A tu propozycja do większej łazienki – a właściwie nawet salonu kąpielowego, z wolnostojącą wanną. Podłoga i ściany pokryte subtelnymi płytkami z wzorem marmuru, natomiast jedna – akcentowa ściana, na której tle stanęłaby wanna, wykończona modelem w kolorze intensywnego granatu. Sanitariaty o klasycznych, obłych kształtach, chromowane baterie i dodatki. Jako detal mogłaby też pojawić się heksagonowa mozaika. Akcesoria (lampy, pojemnik na mydło i wieszaki na ręczniki) w stylu glamour – niech się błyszczy!

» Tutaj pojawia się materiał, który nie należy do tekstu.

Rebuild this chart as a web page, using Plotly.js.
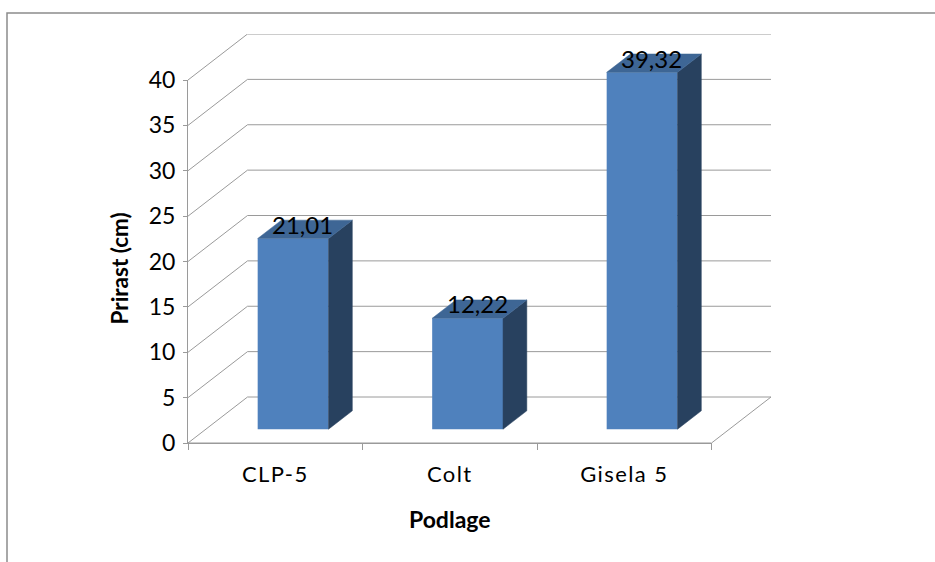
<!DOCTYPE html>
<html>
<head>
<meta charset="utf-8">
<script src="https://cdn.plot.ly/plotly-3.0.1.min.js"></script>
<style>
html,body{margin:0;padding:0;background:#fff;overflow:hidden}
#chart{width:935px;height:562px}
#chart .xtick text{letter-spacing:1.4px}
</style>
</head>
<body>
<div id="chart"></div>
<script>
// Rootstock growth, drawn as oblique 3D columns
const categories = ['CLP-5', 'Colt', 'Gisela 5'];
const growth = [21.01, 12.22, 39.32];
const gridValues = [0, 5, 10, 15, 20, 25, 30, 35, 40];
const axisLabel = {x: 'Podlage', y: 'Prirast (cm)'};

// Front plane of the chart and the depth vector behind it, in pixels
const W = 935, H = 562;
const front = {l: 188, r: 711.5, t: 80, b: 443};
const back = {dx: 59.5, dy: 46};
const outer = {r: front.r + back.dx, t: front.t - back.dy};

// The same depth vector in axis units, and where a column sits along it
const wall = {
  x: back.dx / ((front.r - front.l) / 3),
  y: back.dy / ((front.b - front.t) / 40)
};
const depth = {front: 0.30, back: 0.70};
const colWidth = 0.406;

const FONT = 'Lato, Carlito, Calibri, sans-serif';
const GRID = '#9a9a9a';
const FACE = '#4f81bd', SIDE = '#28415f', TOP = '#3e6695';

// Oblique projection: category position, value and depth to axis coordinates
const px = (c, d) => c + d * wall.x;
const py = (v, d) => v + d * wall.y;

const traces = [];

// Baseline on the visible axes, which also brings that axis pair into the plot
traces.push({
  type: 'scatter', mode: 'lines', xaxis: 'x', yaxis: 'y',
  x: [0, 3], y: [0, 0],
  line: {color: GRID, width: 1}, hoverinfo: 'skip', showlegend: false
});

// Wall and floor lines
gridValues.forEach(v => {
  traces.push({
    type: 'scatter', mode: 'lines', xaxis: 'x2', yaxis: 'y2',
    x: [0, px(0, 1), px(3, 1)], y: [v, py(v, 1), py(v, 1)],
    line: {color: GRID, width: 1}, hoverinfo: 'skip', showlegend: false
  });
});
traces.push({
  type: 'scatter', mode: 'lines', xaxis: 'x2', yaxis: 'y2',
  x: [3, px(3, 1)], y: [0, py(0, 1)],
  line: {color: GRID, width: 1}, hoverinfo: 'skip', showlegend: false
});

// Front faces of the columns
traces.push({
  type: 'bar', xaxis: 'x3', yaxis: 'y3',
  x: categories.map((_, i) => px(i + 0.5, depth.front)),
  y: growth,
  base: categories.map(() => py(0, depth.front)),
  width: colWidth,
  marker: {color: FACE, line: {width: 0}},
  hoverinfo: 'skip', showlegend: false
});

// Side and top faces
const polygon = (xs, ys, color) => ({
  type: 'scatter', mode: 'lines', xaxis: 'x3', yaxis: 'y3',
  x: xs, y: ys, fill: 'toself', fillcolor: color,
  line: {color: color, width: 0.5}, hoverinfo: 'skip', showlegend: false
});
growth.forEach((v, i) => {
  const left = i + 0.5 - colWidth / 2, right = i + 0.5 + colWidth / 2;
  traces.push(polygon(
    [px(right, depth.front), px(right, depth.back), px(right, depth.back), px(right, depth.front), px(right, depth.front)],
    [py(0, depth.front), py(0, depth.back), py(v, depth.back), py(v, depth.front), py(0, depth.front)],
    SIDE));
  traces.push(polygon(
    [px(left, depth.front), px(right, depth.front), px(right, depth.back), px(left, depth.back), px(left, depth.front)],
    [py(v, depth.front), py(v, depth.front), py(v, depth.back), py(v, depth.back), py(v, depth.front)],
    TOP));
});

// Value labels over the top faces, with a decimal comma
const annotations = growth.map((v, i) => ({
  x: px(i + 0.5, 0.46), y: py(v, 0.46), xref: 'x3', yref: 'y3',
  text: v.toFixed(2).replace('.', ','), showarrow: false, yshift: 7,
  font: {family: FONT, size: 24, color: '#000'}
}));

// Vertical axis title, centred a little below the middle of the value axis
const plotW = outer.r - front.l, plotH = front.b - outer.t;
annotations.push({
  xref: 'paper', yref: 'paper', xanchor: 'center', yanchor: 'middle',
  x: (119 - front.l) / plotW, y: (front.b - 268.5) / plotH,
  text: axisLabel.y, textangle: -90, showarrow: false,
  font: {family: FONT, size: 22.5, weight: 'bold', color: '#000'}
});

const hidden = {visible: false, showgrid: false, zeroline: false};
const wideX = [0, 3 + wall.x], wideY = [0, 40 + wall.y];

const layout = {
  width: W, height: H,
  margin: {l: front.l, r: W - outer.r, t: outer.t, b: H - front.b, pad: 0},
  paper_bgcolor: '#fff', plot_bgcolor: 'rgba(0,0,0,0)',
  showlegend: false,
  // Visible axes span the front plane only
  xaxis: {
    domain: [0, (front.r - front.l) / plotW], range: [0, 3], anchor: 'y',
    showgrid: false, zeroline: false,
    showline: true, linecolor: GRID, linewidth: 1,
    tickmode: 'array', tickvals: [0.5, 1.5, 2.5], ticktext: categories, ticks: '',
    ticklabelstandoff: 12,
    minor: {tickmode: 'array', tickvals: [0, 1, 2, 3], ticks: 'outside', ticklen: 6, tickcolor: GRID, tickwidth: 1, showgrid: false},
    tickfont: {family: FONT, size: 22, color: '#000'},
    title: {text: axisLabel.x, font: {family: FONT, size: 23, weight: 'bold', color: '#000'}, standoff: 25}
  },
  yaxis: {
    domain: [0, (front.b - front.t) / plotH], range: [0, 40], anchor: 'x',
    showgrid: false, zeroline: false,
    showline: true, linecolor: GRID, linewidth: 1,
    tickmode: 'array', tickvals: gridValues, ticks: 'outside', ticklen: 4, tickcolor: GRID, tickwidth: 1,
    tickfont: {family: FONT, size: 23, color: '#000'},
    ticklabelstandoff: 3
  },
  // Full-depth axes carry the drawn marks
  xaxis2: Object.assign({range: wideX, domain: [0, 1], anchor: 'y2'}, hidden),
  yaxis2: Object.assign({range: wideY, domain: [0, 1], anchor: 'x2'}, hidden),
  xaxis3: Object.assign({range: wideX, overlaying: 'x2', anchor: 'y3'}, hidden),
  yaxis3: Object.assign({range: wideY, overlaying: 'y2', anchor: 'x3'}, hidden),
  annotations: annotations,
  shapes: [{
    // Chart frame, only its top and left edges fall inside the page
    type: 'rect', xref: 'paper', yref: 'paper', layer: 'below',
    x0: (7 - front.l) / plotW, x1: (W + 10 - front.l) / plotW,
    y0: (front.b - (H + 10)) / plotH, y1: (front.b - 13) / plotH,
    line: {color: '#8c8c8c', width: 1.5}
  }]
};

Plotly.newPlot('chart', traces, layout, {displayModeBar: false, staticPlot: true});
</script>
</body>
</html>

Przenieśmy akcent na podłogę! Niezwykłe płytki podłogowe w tej propozycji po prostu “robią” całe wnętrze. Dodatkowo, efekt wzmaga szklana mozaika utrzymana w tej samej kolorystyce, którą wykleić można ścianę przy lustrze. Reszta ścian spokojna – wykończona białymi płytkami o podłużnym kształcie. W tej łazience widzę umywalkę stawianą na blat, subtelne, złote baterie i kilka błękitnych dodatków, by zrównoważyć biel ścian.
Nie mogłam oprzeć się tej podłodze 🙂 Zestawiłam ją z białymi i seledynowymi płytkami o formacie 15x15cm, które zaplanowałabym tylko do pewnej wysokości ściany – około 120cm. Wyżej – ściana wyklejona tapetą o bardzo delikatnym, liściastym wzorze 🙂 Żeby przełamać monotonię białych płytek, tuż pod listwą wieńczącą mógłby pojawić się pasek z seledynowych płytek, które nawiązują kolorem do podłogi. Zabudowy z jasnego drewna i klasyczne, białe sanitariaty. Świeża i lekka łazienka, z ciekawym twistem.

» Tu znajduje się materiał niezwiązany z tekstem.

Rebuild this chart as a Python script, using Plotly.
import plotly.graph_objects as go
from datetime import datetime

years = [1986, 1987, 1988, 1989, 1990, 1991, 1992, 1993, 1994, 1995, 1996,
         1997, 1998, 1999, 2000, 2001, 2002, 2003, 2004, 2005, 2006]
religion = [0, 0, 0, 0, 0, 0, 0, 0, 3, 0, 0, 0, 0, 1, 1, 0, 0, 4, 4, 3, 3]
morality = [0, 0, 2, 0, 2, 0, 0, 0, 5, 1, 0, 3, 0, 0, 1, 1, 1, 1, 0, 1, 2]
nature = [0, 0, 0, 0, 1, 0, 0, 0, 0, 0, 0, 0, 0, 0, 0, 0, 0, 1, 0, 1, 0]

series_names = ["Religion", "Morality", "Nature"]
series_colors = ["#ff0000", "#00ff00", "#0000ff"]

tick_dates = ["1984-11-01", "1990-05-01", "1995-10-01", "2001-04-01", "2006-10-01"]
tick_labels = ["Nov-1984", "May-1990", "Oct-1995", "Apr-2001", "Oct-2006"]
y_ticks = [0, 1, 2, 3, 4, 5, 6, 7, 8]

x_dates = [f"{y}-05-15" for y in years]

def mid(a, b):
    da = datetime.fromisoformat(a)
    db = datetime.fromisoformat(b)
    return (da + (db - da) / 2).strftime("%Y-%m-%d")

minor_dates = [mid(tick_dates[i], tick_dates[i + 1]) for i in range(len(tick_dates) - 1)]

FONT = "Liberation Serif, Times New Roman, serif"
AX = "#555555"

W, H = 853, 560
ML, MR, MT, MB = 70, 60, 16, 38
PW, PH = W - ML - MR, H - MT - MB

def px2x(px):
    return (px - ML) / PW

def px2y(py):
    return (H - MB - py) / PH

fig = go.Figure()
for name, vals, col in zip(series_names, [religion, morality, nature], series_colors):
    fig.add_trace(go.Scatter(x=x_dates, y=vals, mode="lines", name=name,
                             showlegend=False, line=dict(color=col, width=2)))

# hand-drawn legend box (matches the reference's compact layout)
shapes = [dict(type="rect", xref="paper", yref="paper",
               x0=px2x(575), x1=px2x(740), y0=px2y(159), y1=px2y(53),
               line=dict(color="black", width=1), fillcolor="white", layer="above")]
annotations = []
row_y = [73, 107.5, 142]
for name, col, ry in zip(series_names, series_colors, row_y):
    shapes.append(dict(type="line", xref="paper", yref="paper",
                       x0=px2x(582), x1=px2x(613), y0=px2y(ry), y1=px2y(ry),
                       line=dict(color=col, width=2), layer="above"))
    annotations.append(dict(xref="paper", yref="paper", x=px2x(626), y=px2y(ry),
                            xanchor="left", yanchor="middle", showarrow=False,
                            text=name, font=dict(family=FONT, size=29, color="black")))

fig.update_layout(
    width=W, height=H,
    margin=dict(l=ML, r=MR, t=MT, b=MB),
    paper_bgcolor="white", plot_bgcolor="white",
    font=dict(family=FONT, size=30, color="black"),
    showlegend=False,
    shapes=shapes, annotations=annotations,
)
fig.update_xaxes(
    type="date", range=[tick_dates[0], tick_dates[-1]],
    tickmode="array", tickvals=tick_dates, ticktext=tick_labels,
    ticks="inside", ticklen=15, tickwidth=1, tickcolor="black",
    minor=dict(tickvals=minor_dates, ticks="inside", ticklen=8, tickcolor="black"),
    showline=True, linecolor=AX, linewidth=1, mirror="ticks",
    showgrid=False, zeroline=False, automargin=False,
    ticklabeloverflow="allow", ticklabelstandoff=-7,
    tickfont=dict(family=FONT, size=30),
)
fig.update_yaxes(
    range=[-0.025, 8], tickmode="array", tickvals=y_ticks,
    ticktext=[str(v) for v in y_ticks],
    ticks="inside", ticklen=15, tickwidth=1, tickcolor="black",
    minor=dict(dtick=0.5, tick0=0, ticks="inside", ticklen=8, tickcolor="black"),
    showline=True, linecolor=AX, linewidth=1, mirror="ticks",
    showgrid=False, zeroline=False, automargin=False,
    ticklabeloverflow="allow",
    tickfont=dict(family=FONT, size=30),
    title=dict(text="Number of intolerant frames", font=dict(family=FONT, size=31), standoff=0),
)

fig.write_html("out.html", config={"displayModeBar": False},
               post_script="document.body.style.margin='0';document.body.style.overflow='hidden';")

Często na pintereście widzę realizacje pryszniców walk-in z akcentową, wzorzystą ścianą. I muszę przyznać, że ten pomysł bardzo mi leży! Dlatego postanowiłam odwzorować tą ideę za pomocą dzisiejszych propozycji. W większej części łazienki, na podłodze będą płytki drewnopodobne, ułożone w jodełkę (świetny sposób na przełamanie nudy, którą owiane są już te modele!). Pod prysznicem jednak – zarówno na podłodze, jak i ścianie – płytki z kwiatowym wzorem. Reszta łazienki klasyczna – białe płytki do połowy ściany, wykończone czarną, szeroką listwą, która nawiązuje do koloru dekoru pod prysznicem. Do tego czarne baterie w klasycznych kształtach, drewniana szafka pod umywalkę i duże lustro w pięknej, zdobionej ramie.

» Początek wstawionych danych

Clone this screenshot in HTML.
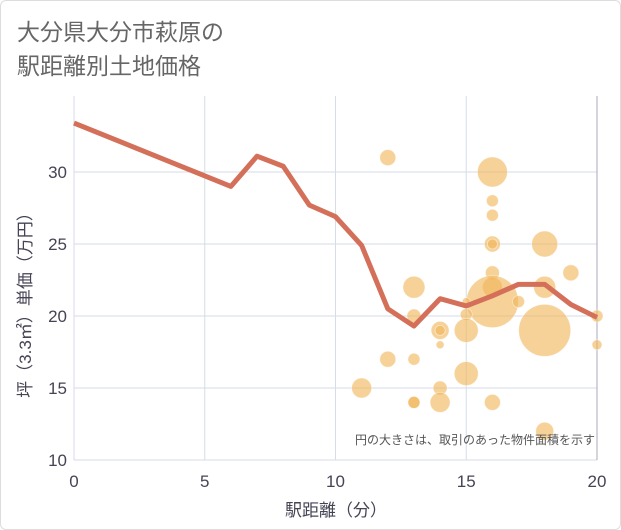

I jeszcze propozycje wykorzystania niektórych modeli w kuchni 🙂
Kawał roboty za mną! Mam nadzieję, że ten post przyda się wszystkim tym, którzy od kilku weekendów przemierzają działy z płytkami, za każdym okrążeniem będąc coraz bardziej zagubionymi 😉
A Ci, którzy ten wybór mają już za sobą, pewnie zobaczyli teraz model, którego wcześniej nie dojrzeli na samiutkiej górze wystawek i soczyście sobie przeklnęli. Sorry!
A Tobie, które płytki najbardziej przypadły do gustu?
Magdalena
7 maj 2020Świetny post. Szczególnie podoba mi sie w sumie prosty pomysł ,żeby zwykłe,białe,klasyczne kafle ułożyc pionowo.Robie remont pod koniec maja i musze to wziac pod uwage:)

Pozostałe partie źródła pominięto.